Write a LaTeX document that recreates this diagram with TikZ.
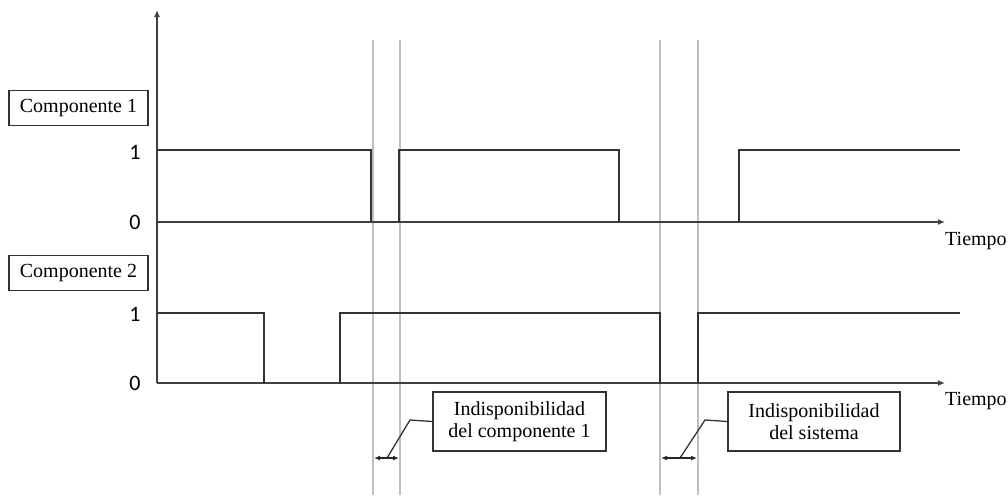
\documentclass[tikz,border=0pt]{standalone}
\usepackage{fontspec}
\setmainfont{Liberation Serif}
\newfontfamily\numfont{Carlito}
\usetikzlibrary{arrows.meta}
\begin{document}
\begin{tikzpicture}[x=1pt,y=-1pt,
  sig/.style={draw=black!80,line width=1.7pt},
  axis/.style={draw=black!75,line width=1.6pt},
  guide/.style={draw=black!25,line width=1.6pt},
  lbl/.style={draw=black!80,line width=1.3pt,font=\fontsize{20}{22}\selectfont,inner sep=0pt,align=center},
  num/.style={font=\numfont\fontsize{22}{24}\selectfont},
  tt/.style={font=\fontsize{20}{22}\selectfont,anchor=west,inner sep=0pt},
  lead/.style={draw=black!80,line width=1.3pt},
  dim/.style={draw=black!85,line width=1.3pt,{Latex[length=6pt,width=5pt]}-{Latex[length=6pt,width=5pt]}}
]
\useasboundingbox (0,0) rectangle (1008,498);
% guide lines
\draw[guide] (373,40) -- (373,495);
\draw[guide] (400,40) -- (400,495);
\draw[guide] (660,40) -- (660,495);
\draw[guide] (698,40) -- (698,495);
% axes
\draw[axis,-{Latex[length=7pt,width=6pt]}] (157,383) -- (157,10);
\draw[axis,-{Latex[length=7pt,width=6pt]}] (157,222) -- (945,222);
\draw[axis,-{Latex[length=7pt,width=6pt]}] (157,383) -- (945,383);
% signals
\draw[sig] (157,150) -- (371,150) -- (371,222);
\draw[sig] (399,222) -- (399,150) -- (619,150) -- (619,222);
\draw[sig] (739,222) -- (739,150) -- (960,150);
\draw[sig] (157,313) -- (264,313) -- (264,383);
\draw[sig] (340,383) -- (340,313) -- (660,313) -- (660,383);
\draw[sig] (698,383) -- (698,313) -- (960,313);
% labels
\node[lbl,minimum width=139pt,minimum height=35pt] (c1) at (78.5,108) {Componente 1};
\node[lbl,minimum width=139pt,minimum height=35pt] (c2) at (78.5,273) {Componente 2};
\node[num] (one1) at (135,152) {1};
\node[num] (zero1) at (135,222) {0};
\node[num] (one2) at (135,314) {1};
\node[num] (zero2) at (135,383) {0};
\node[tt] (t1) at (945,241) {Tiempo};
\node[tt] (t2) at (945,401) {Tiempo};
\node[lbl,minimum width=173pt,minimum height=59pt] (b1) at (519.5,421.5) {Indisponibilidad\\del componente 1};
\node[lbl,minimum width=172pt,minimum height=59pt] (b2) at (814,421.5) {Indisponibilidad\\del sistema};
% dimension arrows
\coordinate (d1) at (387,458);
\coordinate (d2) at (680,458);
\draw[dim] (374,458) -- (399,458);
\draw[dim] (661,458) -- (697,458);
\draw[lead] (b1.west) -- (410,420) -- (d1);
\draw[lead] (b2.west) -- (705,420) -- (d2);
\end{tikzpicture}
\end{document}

************

▶ [The exercise]
Word for word, quote the full listing, omitting every picture.

▶ [Solution to this problem]
Write a LaTeX document that recreates this diagram with TikZ.
\documentclass[tikz,border=0pt]{standalone}
\usepackage{fontspec}
\setmainfont{Liberation Serif}
\newfontfamily\numfont{Carlito}
\usetikzlibrary{arrows.meta}
\begin{document}
\begin{tikzpicture}[x=1pt,y=-1pt,
  sig/.style={draw=black!80,line width=1.7pt},
  axis/.style={draw=black!75,line width=1.6pt},
  guide/.style={draw=black!25,line width=1.6pt},
  lbl/.style={draw=black!80,line width=1.3pt,font=\fontsize{20}{22}\selectfont,inner sep=0pt,align=center},
  num/.style={font=\numfont\fontsize{22}{24}\selectfont},
  tt/.style={font=\fontsize{20}{22}\selectfont,anchor=west,inner sep=0pt},
  lead/.style={draw=black!80,line width=1.3pt},
  dim/.style={draw=black!85,line width=1.3pt,{Latex[length=6pt,width=5pt]}-{Latex[length=6pt,width=5pt]}}
]
\useasboundingbox (0,0) rectangle (1008,498);
% guide lines
\draw[guide] (373,40) -- (373,495);
\draw[guide] (400,40) -- (400,495);
\draw[guide] (660,40) -- (660,495);
\draw[guide] (698,40) -- (698,495);
% axes
\draw[axis,-{Latex[length=7pt,width=6pt]}] (157,383) -- (157,10);
\draw[axis,-{Latex[length=7pt,width=6pt]}] (157,222) -- (945,222);
\draw[axis,-{Latex[length=7pt,width=6pt]}] (157,383) -- (945,383);
% signals
\draw[sig] (157,150) -- (371,150) -- (371,222);
\draw[sig] (399,222) -- (399,150) -- (619,150) -- (619,222);
\draw[sig] (739,222) -- (739,150) -- (960,150);
\draw[sig] (157,313) -- (264,313) -- (264,383);
\draw[sig] (340,383) -- (340,313) -- (660,313) -- (660,383);
\draw[sig] (698,383) -- (698,313) -- (960,313);
% labels
\node[lbl,minimum width=139pt,minimum height=35pt] (c1) at (78.5,108) {Componente 1};
\node[lbl,minimum width=139pt,minimum height=35pt] (c2) at (78.5,273) {Componente 2};
\node[num] (one1) at (135,152) {1};
\node[num] (zero1) at (135,222) {0};
\node[num] (one2) at (135,314) {1};
\node[num] (zero2) at (135,383) {0};
\node[tt] (t1) at (945,241) {Tiempo};
\node[tt] (t2) at (945,401) {Tiempo};
\node[lbl,minimum width=173pt,minimum height=59pt] (b1) at (519.5,421.5) {Indisponibilidad\\del componente 1};
\node[lbl,minimum width=172pt,minimum height=59pt] (b2) at (814,421.5) {Indisponibilidad\\del sistema};
% dimension arrows
\coordinate (d1) at (387,458);
\coordinate (d2) at (680,458);
\draw[dim] (374,458) -- (399,458);
\draw[dim] (661,458) -- (697,458);
\draw[lead] (b1.west) -- (410,420) -- (d1);
\draw[lead] (b2.west) -- (705,420) -- (d2);
\end{tikzpicture}
\end{document}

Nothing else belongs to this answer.